#### [WHAT TO PRODUCE]
Output the line that holds "Generate a Python", the line that holds "import plotly.graph_objects as go", and every line between them, exactly, but none of the pictures.

====

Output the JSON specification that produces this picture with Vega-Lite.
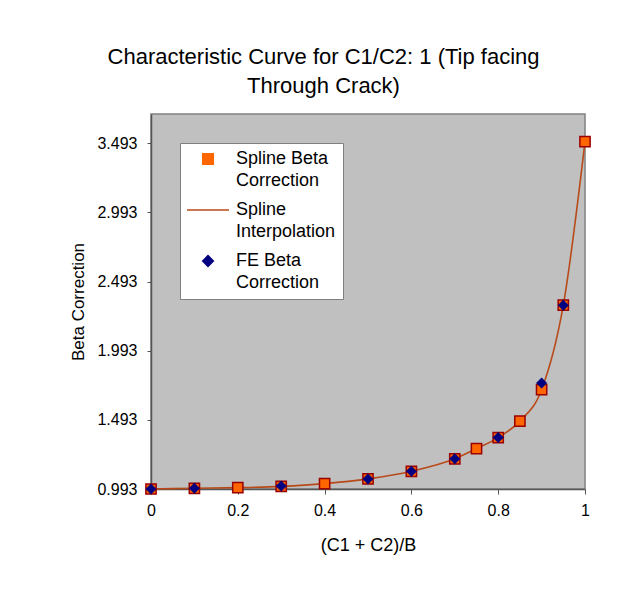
{
  "$schema": "https://vega.github.io/schema/vega-lite/v6.json",
  "width": 434,
  "height": 375,
  "autosize": {"type": "none"},
  "padding": {"left": 151, "top": 114, "right": 58, "bottom": 114},
  "background": "#ffffff",
  "title": {
    "text": ["Characteristic Curve for C1/C2: 1 (Tip facing", "Through Crack)"],
    "font": "Liberation Sans",
    "fontSize": 22,
    "fontWeight": "normal",
    "color": "#000000",
    "anchor": "middle",
    "frame": "bounds",
    "lineHeight": 29,
    "offset": 16,
    "dx": -8
  },
  "datasets": {
    "spline": [
      {"x": 0.0, "beta": 0.993},
      {"x": 0.1, "beta": 0.998},
      {"x": 0.2, "beta": 1.003},
      {"x": 0.3, "beta": 1.012},
      {"x": 0.4, "beta": 1.032},
      {"x": 0.5, "beta": 1.066},
      {"x": 0.6, "beta": 1.121},
      {"x": 0.7, "beta": 1.211},
      {"x": 0.75, "beta": 1.285},
      {"x": 0.8, "beta": 1.365},
      {"x": 0.85, "beta": 1.484},
      {"x": 0.9, "beta": 1.711},
      {"x": 0.95, "beta": 2.322},
      {"x": 1.0, "beta": 3.505}
    ],
    "fe": [
      {"x": 0.0, "beta": 0.993},
      {"x": 0.1, "beta": 0.998},
      {"x": 0.3, "beta": 1.014},
      {"x": 0.5, "beta": 1.066},
      {"x": 0.6, "beta": 1.121},
      {"x": 0.7, "beta": 1.211},
      {"x": 0.8, "beta": 1.365},
      {"x": 0.9, "beta": 1.759},
      {"x": 0.95, "beta": 2.322}
    ]
  },
  "encoding": {
    "x": {
      "field": "x",
      "type": "quantitative",
      "scale": {"domain": [0, 1], "nice": false, "zero": false},
      "axis": {
        "title": "(C1 + C2)/B",
        "values": [0, 0.2, 0.4, 0.6, 0.8, 1],
        "format": "~g",
        "labelFlush": false,
        "grid": false,
        "tickSize": 5,
        "labelPadding": 8,
        "titlePadding": 18,
        "titleFontSize": 18
      }
    },
    "y": {
      "field": "beta",
      "type": "quantitative",
      "scale": {"domain": [0.993, 3.705], "nice": false, "zero": false},
      "axis": {
        "title": "Beta Correction",
        "values": [0.993, 1.493, 1.993, 2.493, 2.993, 3.493],
        "format": ".3f",
        "labelFlush": false,
        "grid": false,
        "tickSize": 4,
        "labelPadding": 10,
        "titlePadding": 9
      }
    }
  },
  "layer": [
    {
      "data": {"name": "spline"},
      "mark": {"type": "line", "interpolate": "monotone", "strokeWidth": 1.6, "stroke": "#b84a1a"},
      "encoding": {
        "color": {
          "datum": "Spline Interpolation",
          "scale": {
            "domain": ["Spline Beta Correction", "Spline Interpolation", "FE Beta Correction"],
            "range": ["#ff6600", "#b84a1a", "#000080"]
          },
          "legend": {
            "title": null,
            "orient": "top-left",
            "offset": 29,
            "fillColor": "#ffffff",
            "strokeColor": "#808080",
            "padding": 7,
            "cornerRadius": 0,
            "labelFont": "Liberation Sans",
            "labelFontSize": 18,
            "labelColor": "#000000",
            "labelLimit": 0,
            "labelOffset": 19,
            "symbolOffset": 12,
            "rowPadding": 11,
            "symbolSize": 1764,
            "labelExpr": "datum.label == 'Spline Beta Correction' ? ['Spline Beta', 'Correction'] : datum.label == 'Spline Interpolation' ? ['Spline', 'Interpolation'] : ['FE Beta', 'Correction']",
            "encode": {
              "labels": {
                "update": {
                  "lineHeight": {"value": 22}
                }
              },
              "symbols": {
                "update": {
                  "shape": {"signal": "datum.value == 'Spline Beta Correction' ? 'square' : datum.value == 'Spline Interpolation' ? 'stroke' : 'diamond'"},
                  "size": {"signal": "datum.value == 'Spline Interpolation' ? 1764 : 110"},
                  "fill": {"signal": "datum.value == 'Spline Beta Correction' ? '#ff6600' : datum.value == 'Spline Interpolation' ? 'transparent' : '#000080'"},
                  "stroke": {"signal": "datum.value == 'Spline Beta Correction' ? '#990000' : datum.value == 'Spline Interpolation' ? '#b84a1a' : '#000080'"},
                  "strokeWidth": {"value": 1.6},
                  "opacity": {"value": 1}
                }
              }
            }
          }
        }
      }
    },
    {
      "data": {"name": "spline"},
      "mark": {"type": "point", "shape": "square", "filled": true, "size": 105, "fill": "#ff6600", "stroke": "#990000", "strokeWidth": 1.5, "opacity": 1},
      "encoding": {"color": {"datum": "Spline Beta Correction"}}
    },
    {
      "data": {"name": "fe"},
      "mark": {"type": "point", "shape": "diamond", "filled": true, "size": 110, "fill": "#000080", "stroke": "#000080", "strokeWidth": 0.5, "opacity": 1},
      "encoding": {"color": {"datum": "FE Beta Correction"}}
    }
  ],
  "config": {
    "view": {"fill": "#c0c0c0", "stroke": "#808080", "strokeWidth": 1.5},
    "axis": {
      "labelFont": "Liberation Sans",
      "labelFontSize": 16,
      "labelColor": "#000000",
      "titleFont": "Liberation Sans",
      "titleFontSize": 17,
      "titleFontWeight": "normal",
      "titleColor": "#000000",
      "domainColor": "#555555",
      "domainWidth": 1.5,
      "tickColor": "#555555",
      "tickWidth": 1
    }
  }
}
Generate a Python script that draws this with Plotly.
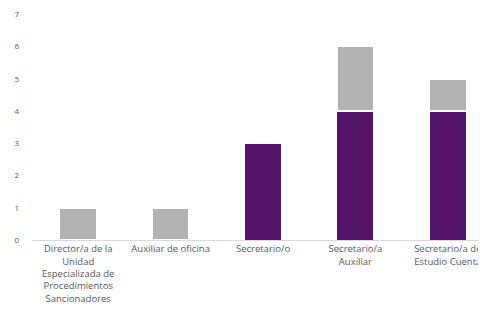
import plotly.graph_objects as go

categories = [
    "Director/a de la<br>Unidad<br>Especializada de<br>Procedimientos<br>Sancionadores",
    "Auxiliar de oficina",
    "Secretario/o",
    "Secretario/a<br>Auxiliar",
    "Secretario/a de<br>Estudio Cuenta",
]
purple_vals = [0, 0, 3, 4, 4]
grey_vals = [1, 1, 0, 2, 1]
y_ticks = [0, 1, 2, 3, 4, 5, 6, 7]

fig = go.Figure()
fig.add_trace(go.Bar(x=categories, y=purple_vals, marker_color="#541468",
                     marker_line_color="white", marker_line_width=1))
fig.add_trace(go.Bar(x=categories, y=grey_vals, marker_color="#B2B2B2",
                     marker_line_color="white", marker_line_width=1.5))

# the page body has an 8px margin, so margins are shifted to compensate
fig.update_layout(
    barmode="stack",
    bargap=0.6,
    showlegend=False,
    width=486, height=328,
    margin=dict(l=24, r=0, t=6, b=96),
    plot_bgcolor="white", paper_bgcolor="white",
    font=dict(family="Open Sans", color="#595959", size=9),
)
fig.update_xaxes(showline=True, linecolor="#D9D9D9", linewidth=1,
                 tickangle=0, ticks="", tickfont=dict(size=9.5),
                 automargin=False)
fig.update_yaxes(range=[0, 7.01], tickvals=y_ticks, showgrid=False,
                 zeroline=False, showline=False,
                 tickfont=dict(size=8, color="#595959"),
                 ticklabelstandoff=12, ticklabeloverflow="allow",
                 automargin=False)

fig.write_html("out.html")
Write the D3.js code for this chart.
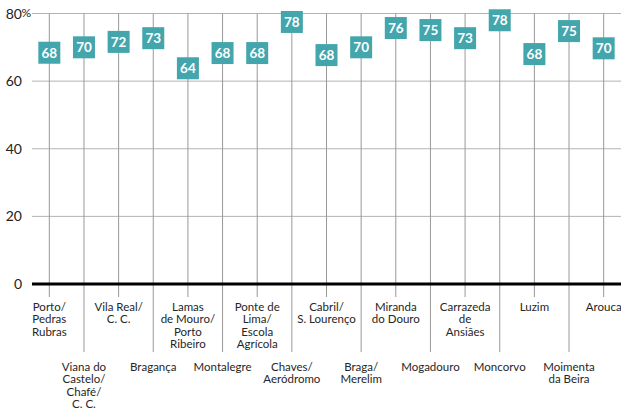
<!DOCTYPE html>
<html>
<head>
<meta charset="utf-8">
<script src="https://cdn.jsdelivr.net/npm/d3@7"></script>
<style>
  body { margin: 0; background: #fff; }
  text { font-family: Lato, "Open Sans", sans-serif; }
</style>
</head>
<body>
<div id="chart"></div>
<script>
var stations = [
    ["Porto/", "Pedras", "Rubras"],
    ["Viana do", "Castelo/", "Chafé/", "C. C."],
    ["Vila Real/", "C. C."],
    ["Bragança"],
    ["Lamas", "de Mouro/", "Porto", "Ribeiro"],
    ["Montalegre"],
    ["Ponte de", "Lima/", "Escola", "Agrícola"],
    ["Chaves/", "Aeródromo"],
    ["Cabril/", "S. Lourenço"],
    ["Braga/", "Merelim"],
    ["Miranda", "do Douro"],
    ["Mogadouro"],
    ["Carrazeda", "de", "Ansiães"],
    ["Moncorvo"],
    ["Luzim"],
    ["Moimenta", "da Beira"],
    ["Arouca"]
];
var values = [68.4, 70, 71.6, 72.7, 63.8, 68.3, 68.3, 77.5, 67.7, 70, 75.7, 75.1, 72.7, 78, 68, 74.8, 69.7];
var yTicks = [0, 20, 40, 60, 80];

var width = 621, height = 411;
var plotLeft = 32, plotRight = 621, plotTop = 13.5, plotZero = 284;

var svg = d3.select("#chart").append("svg")
    .attr("width", width)
    .attr("height", height);

var x = d3.scaleBand()
    .domain(d3.range(stations.length))
    .range([plotLeft, plotRight]);

var y = d3.scaleLinear()
    .domain([0, 80])
    .range([plotZero, plotTop]);

function cx(i) { return x(i) + x.bandwidth() / 2; }

// horizontal gridlines
svg.append("g").selectAll("line")
    .data(yTicks.filter(function(d) { return d > 0; }))
    .enter().append("line")
    .attr("x1", plotLeft).attr("x2", plotRight)
    .attr("y1", function(d) { return y(d); })
    .attr("y2", function(d) { return y(d); })
    .attr("stroke", "#b3b3b3")
    .attr("stroke-width", 1);

// y labels
svg.append("g").selectAll("text")
    .data(yTicks)
    .enter().append("text")
    .attr("x", 22)
    .attr("y", function(d) { return y(d) + 5; })
    .attr("text-anchor", "end")
    .attr("font-size", 14)
    .attr("fill", "#222")
    .text(function(d) { return d; });

svg.append("text")
    .attr("x", 21.5)
    .attr("y", y(80) + 3)
    .attr("font-size", 12)
    .attr("fill", "#222")
    .text("%");

// vertical drop lines (staggered)
svg.append("g").selectAll("line")
    .data(values)
    .enter().append("line")
    .attr("x1", function(d, i) { return cx(i); })
    .attr("x2", function(d, i) { return cx(i); })
    .attr("y1", y(80))
    .attr("y2", function(d, i) { return i % 2 === 0 ? 297 : 352; })
    .attr("stroke", "#999")
    .attr("stroke-width", 1);

// zero line
svg.append("line")
    .attr("x1", plotLeft).attr("x2", plotRight)
    .attr("y1", y(0)).attr("y2", y(0))
    .attr("stroke", "#000")
    .attr("stroke-width", 3);

// category labels
var labels = svg.append("g").selectAll("text")
    .data(stations)
    .enter().append("text")
    .attr("text-anchor", "middle")
    .attr("font-size", 11.5)
    .attr("fill", "#262626")
    .attr("transform", function(d, i) {
        return "translate(" + cx(i) + "," + (i % 2 === 0 ? 311 : 371) + ")";
    });

labels.selectAll("tspan")
    .data(function(d) { return d; })
    .enter().append("tspan")
    .attr("x", 0)
    .attr("y", function(d, j) { return j * 12.3; })
    .text(function(d) { return d; });

// markers
var marks = svg.append("g").selectAll("g")
    .data(values)
    .enter().append("g")
    .attr("transform", function(d, i) {
        return "translate(" + cx(i) + "," + y(d) + ")";
    });

marks.append("rect")
    .attr("x", -11).attr("y", -11)
    .attr("width", 22).attr("height", 22)
    .attr("fill", "#44a6ad");

marks.append("text")
    .attr("text-anchor", "middle")
    .attr("y", 4.8)
    .attr("font-size", 13.5)
    .attr("font-weight", "bold")
    .attr("fill", "#fff")
    .text(function(d) { return Math.round(d); });
</script>
</body>
</html>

====

#### [OUTPUT FOR THIS EXERCISE]
Generate a Python script that draws this with Plotly.
import plotly.graph_objects as go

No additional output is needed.